A longtime ally of Jackson County Fire District No. 3 has been placed in charge of a high-tech initiative meant to make the community safer.

Justin Bates started this week as the fire district’s new deputy chief of strategic services, according to the fire district, where he’ll oversee a push to improve rescuer response times through new data-analysis tools.

Bates has more than two decades of experience — most recently as deputy chief of operations with Medford Fire-Rescue. District 3 Deputy Chief of Operations Mike Hussey said Bates brings “a good analytical mind” to the role, able to pull data from different sources for a variety of purposes.

Hussey said they plan to draw from that data for a pair of initiatives — an internal program focused on improving equipment logistics, and an external program seeking to reduce common calls for service by fostering community partnerships.

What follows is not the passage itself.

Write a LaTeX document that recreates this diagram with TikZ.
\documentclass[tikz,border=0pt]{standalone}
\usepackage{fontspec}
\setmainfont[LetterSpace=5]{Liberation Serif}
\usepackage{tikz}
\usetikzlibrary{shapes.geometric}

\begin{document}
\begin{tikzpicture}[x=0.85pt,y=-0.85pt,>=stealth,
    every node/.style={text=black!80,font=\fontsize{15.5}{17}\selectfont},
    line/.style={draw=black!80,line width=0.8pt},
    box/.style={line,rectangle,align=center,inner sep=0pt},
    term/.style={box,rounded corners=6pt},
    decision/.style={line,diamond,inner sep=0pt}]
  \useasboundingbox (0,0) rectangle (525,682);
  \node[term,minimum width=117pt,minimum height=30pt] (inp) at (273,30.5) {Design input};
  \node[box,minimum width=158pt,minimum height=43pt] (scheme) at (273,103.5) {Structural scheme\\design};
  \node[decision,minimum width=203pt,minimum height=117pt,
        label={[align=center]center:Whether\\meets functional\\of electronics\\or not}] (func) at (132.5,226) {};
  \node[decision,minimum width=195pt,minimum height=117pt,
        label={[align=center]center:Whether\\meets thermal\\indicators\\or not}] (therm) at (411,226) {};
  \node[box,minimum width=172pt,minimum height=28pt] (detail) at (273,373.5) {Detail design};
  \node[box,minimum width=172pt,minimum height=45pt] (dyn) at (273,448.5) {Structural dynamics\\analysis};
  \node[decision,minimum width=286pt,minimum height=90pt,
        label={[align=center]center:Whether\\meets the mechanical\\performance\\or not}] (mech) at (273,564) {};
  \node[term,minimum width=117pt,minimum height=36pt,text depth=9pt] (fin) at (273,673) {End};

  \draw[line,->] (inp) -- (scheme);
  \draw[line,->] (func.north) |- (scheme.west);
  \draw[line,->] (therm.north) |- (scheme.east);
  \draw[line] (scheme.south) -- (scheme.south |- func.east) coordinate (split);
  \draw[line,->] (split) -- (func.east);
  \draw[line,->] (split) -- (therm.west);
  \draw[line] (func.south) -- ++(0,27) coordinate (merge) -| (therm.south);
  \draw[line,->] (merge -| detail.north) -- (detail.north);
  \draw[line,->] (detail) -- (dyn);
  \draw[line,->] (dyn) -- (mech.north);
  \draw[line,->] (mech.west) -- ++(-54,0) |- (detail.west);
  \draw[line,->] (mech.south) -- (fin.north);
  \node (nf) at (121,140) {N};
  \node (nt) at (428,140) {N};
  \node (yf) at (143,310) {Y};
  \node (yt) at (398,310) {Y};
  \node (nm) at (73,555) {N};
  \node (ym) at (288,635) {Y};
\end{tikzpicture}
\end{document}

On the equipment end, Bates will draw from updated systems that tell fire chiefs exactly where their crews are located at a given moment, according to Hussey, along with deeper real-time information about the equipment crews are using, such as how many calls the fire engine they’re driving has responded to that day.

Bates will also manage the inventory program to ensure that the consumable equipment involved in rescues, such as oxygen tanks, are ready and in the right place ahead of service calls.

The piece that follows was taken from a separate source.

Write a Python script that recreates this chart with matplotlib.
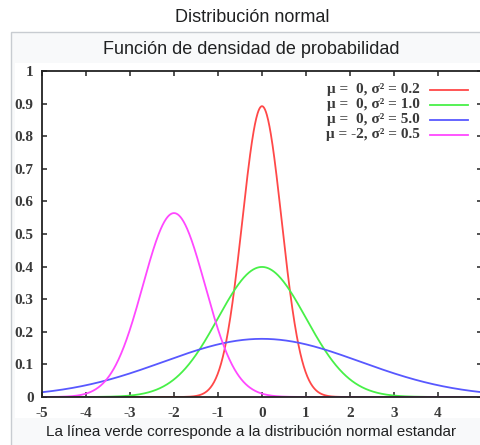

“So much of it’s going to be data driven,” Hussey said.

The data-analysis tools also spot rising trends for rescue calls, according to Hussey, who said Bates’ collaborative work style will help the agency work with other agencies to mitigate risks.

Most programs with other agencies in the community are largely in the planning stages, but a program meant to reduce water rescues near Gold Hill is farther along. The fire district is working with the city of Gold Hill and Jackson County Sheriff’s Office to install signs warning of hazardous rapids ahead, and signs directing less-experienced rafters to a landing spot.

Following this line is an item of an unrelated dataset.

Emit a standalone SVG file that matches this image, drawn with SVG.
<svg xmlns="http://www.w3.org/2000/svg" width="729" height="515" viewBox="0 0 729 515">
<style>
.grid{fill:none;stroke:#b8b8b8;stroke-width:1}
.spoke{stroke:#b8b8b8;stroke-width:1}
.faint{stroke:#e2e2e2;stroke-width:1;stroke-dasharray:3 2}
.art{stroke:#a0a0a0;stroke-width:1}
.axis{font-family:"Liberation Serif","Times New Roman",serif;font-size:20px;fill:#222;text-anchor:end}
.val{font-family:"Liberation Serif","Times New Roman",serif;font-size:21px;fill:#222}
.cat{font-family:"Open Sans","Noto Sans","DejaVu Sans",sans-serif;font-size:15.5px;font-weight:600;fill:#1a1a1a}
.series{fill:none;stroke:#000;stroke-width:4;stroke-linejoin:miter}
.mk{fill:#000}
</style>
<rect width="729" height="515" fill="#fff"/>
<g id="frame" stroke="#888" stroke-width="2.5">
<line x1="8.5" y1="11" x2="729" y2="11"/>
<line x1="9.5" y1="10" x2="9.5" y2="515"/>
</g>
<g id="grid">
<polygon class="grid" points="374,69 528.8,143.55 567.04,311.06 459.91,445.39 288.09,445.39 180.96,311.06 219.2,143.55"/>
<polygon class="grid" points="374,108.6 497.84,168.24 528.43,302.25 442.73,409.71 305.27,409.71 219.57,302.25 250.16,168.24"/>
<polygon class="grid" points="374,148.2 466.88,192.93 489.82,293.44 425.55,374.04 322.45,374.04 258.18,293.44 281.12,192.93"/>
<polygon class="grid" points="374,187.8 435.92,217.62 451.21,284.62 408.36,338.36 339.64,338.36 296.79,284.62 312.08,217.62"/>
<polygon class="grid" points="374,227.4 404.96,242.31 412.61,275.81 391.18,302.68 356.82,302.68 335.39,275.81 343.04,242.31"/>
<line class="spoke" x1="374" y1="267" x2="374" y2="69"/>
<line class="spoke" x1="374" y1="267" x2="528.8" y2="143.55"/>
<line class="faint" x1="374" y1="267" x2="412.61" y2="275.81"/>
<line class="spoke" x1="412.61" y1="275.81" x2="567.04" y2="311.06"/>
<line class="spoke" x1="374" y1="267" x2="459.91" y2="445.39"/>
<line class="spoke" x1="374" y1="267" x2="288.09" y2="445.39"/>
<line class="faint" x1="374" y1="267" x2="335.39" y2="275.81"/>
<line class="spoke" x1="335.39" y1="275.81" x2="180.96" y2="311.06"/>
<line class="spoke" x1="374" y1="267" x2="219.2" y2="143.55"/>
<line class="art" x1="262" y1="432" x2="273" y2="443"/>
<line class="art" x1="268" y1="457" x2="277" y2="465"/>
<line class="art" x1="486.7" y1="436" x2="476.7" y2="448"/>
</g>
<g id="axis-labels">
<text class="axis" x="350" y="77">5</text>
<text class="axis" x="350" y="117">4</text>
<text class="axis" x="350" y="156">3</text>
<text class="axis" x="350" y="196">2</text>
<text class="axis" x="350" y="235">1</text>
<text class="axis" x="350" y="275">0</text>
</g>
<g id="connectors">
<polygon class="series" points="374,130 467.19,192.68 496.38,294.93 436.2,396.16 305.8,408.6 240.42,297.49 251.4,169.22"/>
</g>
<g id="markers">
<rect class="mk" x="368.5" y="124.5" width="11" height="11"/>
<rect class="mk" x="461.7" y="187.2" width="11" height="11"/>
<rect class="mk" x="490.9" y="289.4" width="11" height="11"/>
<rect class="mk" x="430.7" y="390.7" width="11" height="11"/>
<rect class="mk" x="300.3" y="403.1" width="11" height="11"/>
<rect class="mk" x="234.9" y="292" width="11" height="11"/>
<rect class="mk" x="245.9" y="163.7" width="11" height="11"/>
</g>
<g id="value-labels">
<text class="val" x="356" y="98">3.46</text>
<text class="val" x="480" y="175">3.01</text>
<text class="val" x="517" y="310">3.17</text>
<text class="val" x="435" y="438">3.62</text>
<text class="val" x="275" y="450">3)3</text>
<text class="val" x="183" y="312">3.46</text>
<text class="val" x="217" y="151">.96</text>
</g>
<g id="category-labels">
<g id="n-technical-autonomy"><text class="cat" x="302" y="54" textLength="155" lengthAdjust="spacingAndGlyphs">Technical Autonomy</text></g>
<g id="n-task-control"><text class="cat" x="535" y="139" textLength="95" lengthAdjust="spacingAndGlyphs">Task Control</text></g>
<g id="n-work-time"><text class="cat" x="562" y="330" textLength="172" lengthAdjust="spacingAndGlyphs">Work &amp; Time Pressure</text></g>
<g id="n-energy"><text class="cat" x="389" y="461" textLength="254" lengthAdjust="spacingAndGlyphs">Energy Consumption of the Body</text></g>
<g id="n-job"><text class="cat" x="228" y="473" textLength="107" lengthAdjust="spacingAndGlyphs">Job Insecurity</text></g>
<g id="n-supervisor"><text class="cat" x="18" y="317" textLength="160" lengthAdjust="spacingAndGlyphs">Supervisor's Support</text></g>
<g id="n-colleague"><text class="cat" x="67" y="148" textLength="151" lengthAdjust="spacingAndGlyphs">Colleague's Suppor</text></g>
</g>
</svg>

Hussey said an idea being discussed is a partnership with other agencies to address homeless issues, which played a role in a string of summer fires along the Bear Creek Greenway.

“We’re impacted by the homeless in a different way,” Hussey said. “We’ve got to find ways to collaborate.”

One transient died July 17, 2018, in the Penninger fire, which closed several Central Point businesses, the Medford airport and singed homes after winds caused a transient campfire near the Expo to rapidly balloon.

Hussey said the fire agency will especially seek partners who look into the mental health component of the homeless problem.

Other partnerships are still developing, according to Hussey. For example, one idea being floated would include partnerships with neighborhood watch groups and homeowners associations who could check in on seniors prone to falls in their homes — or look into ways to reduce falls in the first place.

Bates’ collaborative work style will help these projects get off the ground, according to Hussey, who said Bates can do more than “just establish a vision, but can create a path.”

“We kind of have an open mind on where some of the efforts will go,” Hussey said.